This is a question that I am asked a lot. “She didn’t have “normal” sex!” What is “normal”? How do you measure “normal”? One of my obsessions over the past ten years has been researching the history of sexuality. I am so fascinated by how different eras and cultures have controlled and constructed sexuality, how religions or governments, Doctors or psychologists have told us what is “normal” and what is not, and how this reflects the social and political climate of the time. This is so vastly different throughout different times. From Ancient Greek culture through to Victorian times to now, we have had very different ideas about sex and sexuality and what is “deviant” even down to what we would find attractive in a fellow mate.
Dr Marty Klein sums up the reasoning behind these attempts to “normalise” and control sexuality perfectly;
“Historically, normal sex has always been about defining and imposing boundaries. Various sexual activities, thoughts, and ideas were demonized, even criminalized. Most people really did fear, condemn, and stay away from whatever forms of eroticism they learned were abnormal. The adventurous—Oscar Wilde, Marquis de Sade, Margaret Sanger, Hester Prynne—were punished.
Much of this was about controlling procreation. Some of it was about ignorance toward female pleasure, and hostility toward female enthusiasm. Some of it was about dividing the body into clean and dirty areas, hence clean and dirty activities. Some of it was about managing virginity, which was valuable family property.

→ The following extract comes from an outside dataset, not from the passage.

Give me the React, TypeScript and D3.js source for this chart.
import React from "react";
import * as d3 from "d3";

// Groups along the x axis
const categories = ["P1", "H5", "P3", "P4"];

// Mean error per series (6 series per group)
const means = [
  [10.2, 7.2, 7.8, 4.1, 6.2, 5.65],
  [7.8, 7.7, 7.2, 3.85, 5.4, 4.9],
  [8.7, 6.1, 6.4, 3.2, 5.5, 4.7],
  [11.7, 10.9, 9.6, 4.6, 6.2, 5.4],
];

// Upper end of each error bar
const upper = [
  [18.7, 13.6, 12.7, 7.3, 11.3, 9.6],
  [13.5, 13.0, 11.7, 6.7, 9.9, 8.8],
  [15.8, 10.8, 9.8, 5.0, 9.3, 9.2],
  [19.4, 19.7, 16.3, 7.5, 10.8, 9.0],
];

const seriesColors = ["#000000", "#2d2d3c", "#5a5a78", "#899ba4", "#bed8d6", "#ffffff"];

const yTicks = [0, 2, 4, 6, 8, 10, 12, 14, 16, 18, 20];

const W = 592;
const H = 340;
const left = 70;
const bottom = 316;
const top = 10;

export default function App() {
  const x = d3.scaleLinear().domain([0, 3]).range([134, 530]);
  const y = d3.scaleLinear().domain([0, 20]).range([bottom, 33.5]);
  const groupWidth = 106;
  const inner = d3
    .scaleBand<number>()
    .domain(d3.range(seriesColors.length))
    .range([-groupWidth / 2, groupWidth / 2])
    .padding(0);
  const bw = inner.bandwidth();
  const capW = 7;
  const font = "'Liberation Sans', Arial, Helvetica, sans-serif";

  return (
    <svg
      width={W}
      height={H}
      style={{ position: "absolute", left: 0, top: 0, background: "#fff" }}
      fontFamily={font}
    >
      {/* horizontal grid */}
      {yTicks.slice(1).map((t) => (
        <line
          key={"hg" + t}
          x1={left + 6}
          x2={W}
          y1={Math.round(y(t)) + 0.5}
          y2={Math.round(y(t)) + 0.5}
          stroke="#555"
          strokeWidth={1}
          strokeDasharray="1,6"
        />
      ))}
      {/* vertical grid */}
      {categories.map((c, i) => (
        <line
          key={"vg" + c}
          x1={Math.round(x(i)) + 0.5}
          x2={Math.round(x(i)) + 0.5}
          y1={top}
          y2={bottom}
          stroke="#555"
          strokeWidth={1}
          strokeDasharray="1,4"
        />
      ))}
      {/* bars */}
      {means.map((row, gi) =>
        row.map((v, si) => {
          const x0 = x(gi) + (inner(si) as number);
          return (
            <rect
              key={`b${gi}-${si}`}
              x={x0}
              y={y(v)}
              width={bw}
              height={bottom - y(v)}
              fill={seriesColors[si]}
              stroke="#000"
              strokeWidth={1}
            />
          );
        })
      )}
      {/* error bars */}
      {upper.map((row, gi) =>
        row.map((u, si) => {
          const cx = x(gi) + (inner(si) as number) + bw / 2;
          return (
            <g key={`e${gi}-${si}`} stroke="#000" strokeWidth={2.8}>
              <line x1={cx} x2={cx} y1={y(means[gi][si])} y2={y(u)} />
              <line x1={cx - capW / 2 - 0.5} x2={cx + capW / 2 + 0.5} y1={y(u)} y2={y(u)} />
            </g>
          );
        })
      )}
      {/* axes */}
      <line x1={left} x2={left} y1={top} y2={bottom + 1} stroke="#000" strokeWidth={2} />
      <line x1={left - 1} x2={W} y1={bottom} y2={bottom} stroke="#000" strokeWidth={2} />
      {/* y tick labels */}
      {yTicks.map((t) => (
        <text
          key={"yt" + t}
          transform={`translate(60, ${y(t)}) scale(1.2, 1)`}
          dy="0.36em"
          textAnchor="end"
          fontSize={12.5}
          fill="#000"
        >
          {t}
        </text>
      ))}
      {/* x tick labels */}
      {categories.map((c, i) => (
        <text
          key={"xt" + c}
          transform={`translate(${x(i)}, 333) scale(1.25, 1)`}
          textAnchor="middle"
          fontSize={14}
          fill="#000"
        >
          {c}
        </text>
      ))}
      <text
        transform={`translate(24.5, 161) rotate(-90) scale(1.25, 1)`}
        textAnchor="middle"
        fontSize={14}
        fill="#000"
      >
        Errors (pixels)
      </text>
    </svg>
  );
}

Beyond all this, a key reason religion and repressive government have always wanted to control sexuality is because it’s a place where people can experience profound autonomy. Since the beginning of time, even the poorest, least intelligent, least attractive people have been able to feel powerful during sex. Even when you have absolutely no power over the important circumstances of your life, you can, if not instructed against it, still do and imagine whatever you want in bed. What powerful social institution would NOT want to control this bottomless well of personal power?
Therapists find that when people become empowered around their sexuality, they often keep growing: “If I can be uninhibited in bed, where else can I express myself? If I can make up my own rules in bed, why not in my relationship, my family, my community, or even with my God?”
So defining and patrolling normal sex is an important political tool. Every religion and every government knows that.”